In an interview with NME, a developer who worked on 50 Cent: Blood On The Sand revealed that originally the game was going to be a Tom Clancy title. But because the publisher didn’t actually own the rights to Clancy’s name, this plan was scrapped.
50 Cent: Blood On The Sand was released for Xbox 360 and PS3 back in 2009. It’s a fairly standard third-person cover shooter, elevated greatly by the fact that it stars 50 Cent and his G-Unit cohorts. After performing a concert in an unnamed Middle Eastern country, 50 and his crew are paid via a diamond-encrusted skull. (Really.) But before the gang can leave and… I don’t know, stare at their sweet new bony reward, it’s stolen and 50 Cent has to fight to get it back. This involves a lot of desert levels, shooting, swearing, and hiding behind waist-high cover.
As part of a larger feature on cancelled games, Blood On The Sand developer Darren Yeomans told NME that when development started on the shooter, it didn’t feature the famous rapper at all. Instead, for “over a year” the folks at Swordfish Studios, the company behind the game, worked on what they thought was going to end up being a Tom Clancy game.

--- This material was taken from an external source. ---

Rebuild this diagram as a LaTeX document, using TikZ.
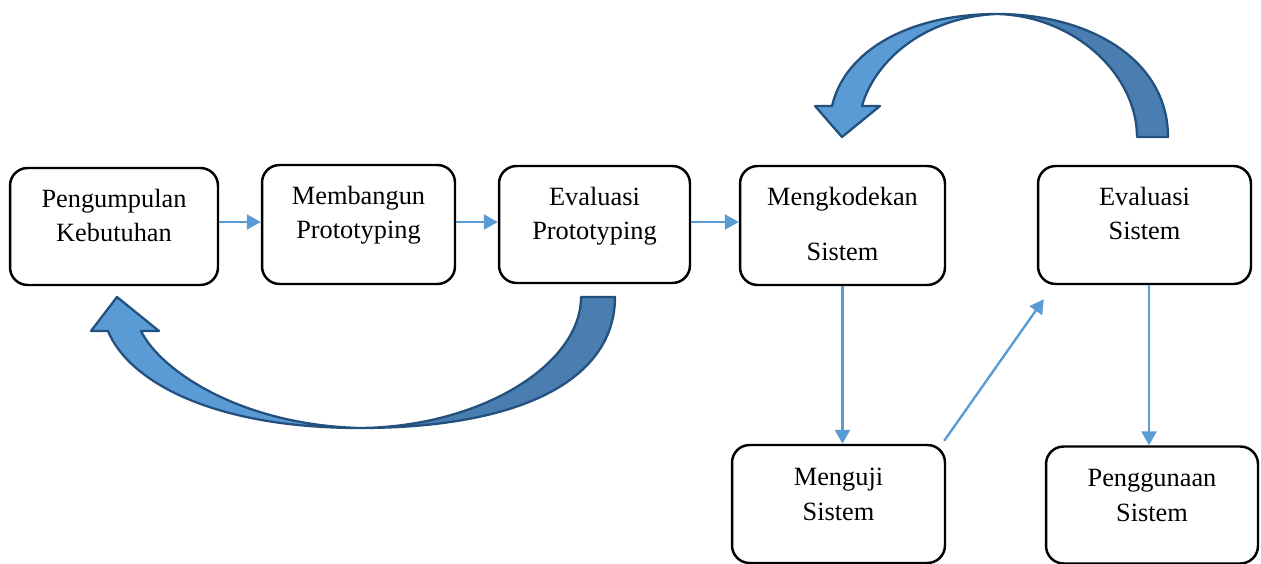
\documentclass[tikz,border=0pt]{standalone}
\usepackage{fontspec}
\setmainfont{Liberation Serif}
\usetikzlibrary{arrows.meta,positioning,calc}
\definecolor{flowBlue}{HTML}{5B9BD5}
\definecolor{arcLight}{HTML}{5B9BD5}
\definecolor{arcDark}{HTML}{4A7EB0}
\definecolor{arcEdge}{HTML}{23507D}

\begin{document}
\begin{tikzpicture}[x=0.02cm,y=-0.02cm,
    stage/.style={draw=black,line width=1.4pt,rounded corners=10pt,fill=white,
                  inner sep=0pt},
    note/.style={font=\fontsize{15pt}{19.6pt}\selectfont,align=center,
                 inner sep=0pt,anchor=north},
    flow/.style={draw=flowBlue,line width=1.35pt,
                 -{Triangle[length=0.28cm,width=0.3cm]}},
    arc/.style={draw=arcEdge,line width=1.3pt,line join=round}]

  \useasboundingbox (0,0) rectangle (1261,564);

  % return arrow below the first row
  \filldraw[arc,fill=arcDark] (581,297) -- (615,297)
    .. controls (615,380) and (520,428) .. (360,428)
    .. controls (480,427) and (581,365) .. (581,297) -- cycle;
  \filldraw[arc,fill=arcLight] (360,428)
    .. controls (210,428) and (128,380) .. (108,331)
    -- (91,331) -- (117,297) -- (159,331) -- (141,331)
    .. controls (160,370) and (240,425) .. (360,428) -- cycle;

  % return arrow above the second part
  \filldraw[arc,fill=arcDark] (1137,137) -- (1168,137)
    .. controls (1168,60) and (1090,14) .. (997,14)
    .. controls (1075,16) and (1137,75) .. (1137,137) -- cycle;
  \filldraw[arc,fill=arcLight] (997,14)
    .. controls (910,14) and (845,50) .. (832,106)
    -- (815,106) -- (842,137) -- (880,106) -- (862,106)
    .. controls (875,60) and (925,17) .. (997,14) -- cycle;

  \node[stage,minimum width=4.16cm,minimum height=2.34cm] (pengumpulan) at (114,226.5) {};
  \node[stage,minimum width=3.86cm,minimum height=2.38cm] (membangun) at (358.5,224.5) {};
  \node[stage,minimum width=3.82cm,minimum height=2.34cm] (evalProto) at (594.5,224.5) {};
  \node[stage,minimum width=4.10cm,minimum height=2.38cm] (mengkodekan) at (842.5,225.5) {};
  \node[stage,minimum width=4.26cm,minimum height=2.36cm] (evalSistem) at (1144.5,225) {};
  \node[stage,minimum width=4.26cm,minimum height=2.36cm] (menguji) at (838.5,504) {};
  \node[stage,minimum width=4.24cm,minimum height=2.34cm] (penggunaan) at (1152,505) {};

  \node[note] (tPengumpulan) at ($(pengumpulan.north)+(0,22)$) {Pengumpulan\\Kebutuhan};
  \node[note] (tMembangun) at ($(membangun.north)+(0,22)$) {Membangun\\Prototyping};
  \node[note] (tEvalProto) at ($(evalProto.north)+(0,22)$) {Evaluasi\\Prototyping};
  \node[note] (tMengkodekan) at ($(mengkodekan.north)+(0,22)$) {Mengkodekan\\[0.42cm]Sistem};
  \node[note] (tEvalSistem) at ($(evalSistem.north)+(0,22)$) {Evaluasi\\Sistem};
  \node[note] (tMenguji) at ($(menguji.north)+(0,24)$) {Menguji\\Sistem};
  \node[note] (tPenggunaan) at ($(penggunaan.north)+(0,24)$) {Penggunaan\\Sistem};

  \coordinate (row) at (0,222);
  \draw[flow] (pengumpulan.east |- row) -- (membangun.west |- row);
  \draw[flow] (membangun.east |- row) -- (evalProto.west |- row);
  \draw[flow] (evalProto.east |- row) -- (mengkodekan.west |- row);
  \draw[flow] (mengkodekan.south) -- (mengkodekan.south |- menguji.north);
  \draw[flow] ([shift={(-2,-3)}]menguji.north east) -- ([shift={(7,14)}]evalSistem.south west);
  \draw[flow] ([xshift=0.09cm]evalSistem.south) -- ([xshift=0.09cm]evalSistem.south |- penggunaan.north);
\end{tikzpicture}
\end{document}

Yeomans explained that the studio had completed several levels and had really figured out the gameplay when the publisher, Vivendi, threw the team a “massive curve-ball” and asked them to rework the game around a famous celeb that it already held the rights to. The person? 50 Cent. Vivendi had previously published 2005’s 50 Cent: Bulletproof and according to another dev featured in the NME story, that game made the publisher a lot of money.
However, the weird story behind this odd game’s development doesn’t end there. According to a dev who worked on the game at a later date, after the Clancy stuff, the game was briefly based on the Covert-One books based on the Bourne series created by Robert Ludlum after he died. However, a planned TV show based on the books was cancelled and never made, so the game was shelved and then reworked into the classic(?) that is 50 Cent: Blood On The Sand.
Even after the game had fully transformed into a 50 Cent title, development was still rocky. At one point — very late in development — 50 Cent’s kid played a build of the game and suggested to the devs that they add helicopters. A dev who was presenting the build at the time explained that the game was a third-person shooter and didn’t have helis. But after the kid persisted, 50 Cent chimed in and told the devs “You heard him. Make a level with helicopters in!”
When the game shipped, it included a helicopter section as well as boss fights against them.
After all this, 50 Cent: Blood On The Sand still ended up reviewing better than you might expect. Despite decent reviews, it didn’t sell well and the studio behind the game, Swordfish, was shuttered the following year. But based on the anecdotes across the years about its development, working on this game sounds like a small nightmare. Having it flop like that probably hurt more than I can imagine. Hopefully, the devs were able to find better work elsewhere, free from 50 Cent’s demands.